Karst laments, “At that point we now had a dog that had actually bitten someone and we really had to change the way we handled him entirely to avoid having it become an animal control issue.”

With two years of practice on the part of the Karst’s, Jack is much more confident. “At this point we still protect him but we don’t have to worry any more. We now have control of him.” But she stressed that one factor throws a wrinkle into the plan. “I can contain [Jack], says Karst. “It’s the other people I have trouble containing.”

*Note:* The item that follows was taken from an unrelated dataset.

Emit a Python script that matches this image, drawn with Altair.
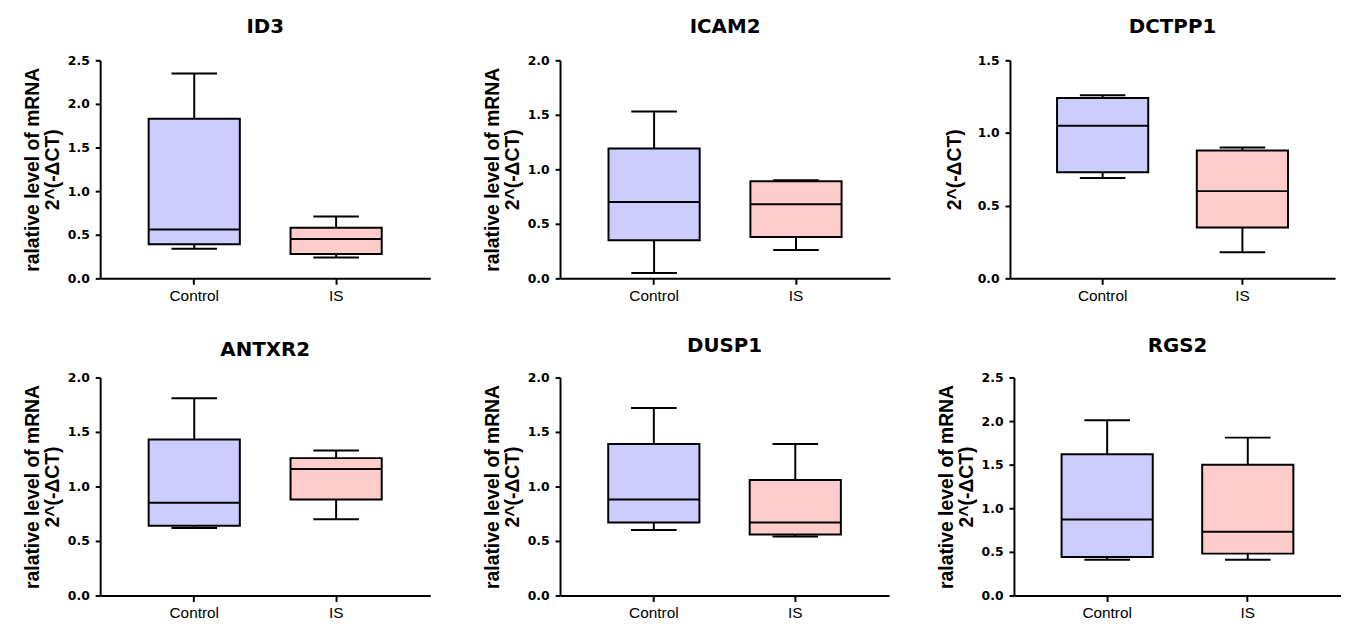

It’s important to recognize the signs of fear and anxiety in dogs

Realistically, these rude human greetings that put fearful dogs at risk would not be an issue if the human could tell that the dogs are fearful.  While many people might recognize the obvious signs of fear such as cowering, with the head low, ears back and tail between the legs, they may miss the signs if the dog is only cowering a little.
       

   
Plus there are more subtle signs of fear that are also important to recognize. Dogs who are anxious or afraid, may lick their lips when there is no food nearby, pant when they are not hot or thirsty, their ears may be pinned back or out to the side while their brows are furrowed. 
    

  
When scared or anxious, dogs may also move in slow motion the way you might tip toe if you were walking past sleeping lions.  They may also yawn or act sleepy in situations where they shouldn’t be tired. For instance in new environments most dogs will explore or interact with people and the environment. If a dog goes somewhere new such as to a veterinary hospital and acts much more sedate than normal, that calm demeanor is probably an indicator of fear. Dogs can also be hyper-vigilant when scared, meaning they look around in many directions the way you would if you were walking in the dark in a dangerous neighborhood.
      

     
When fearful, dogs can also suddenly lose their appetite. But then an instant later when they feel more relaxed they may suddenly be willing to eat treats. Anxious or fearful dogs may also move or look away from the object that scares them even if they do so fleetingly. And they may pace aimlessly instead of walking with direction or lying down calmly.
      

     
As you can see, these body language signs of fear in dogs are pretty straightforward. When you see a dog exhibiting these signs as people approach, your job as the owner is to keep the potential greeter a safe distance away and to also train your dog to feel more comfortable. For the human who is approaching, the first rule is to ask the owner first, and then ask the dog. That means, turn slightly sideways so you’re not facing the dog squarely or staring at him. Then let him approach at his own rate. If he shows any combination of signs of fear or anxiety, avoid reaching out to pet him.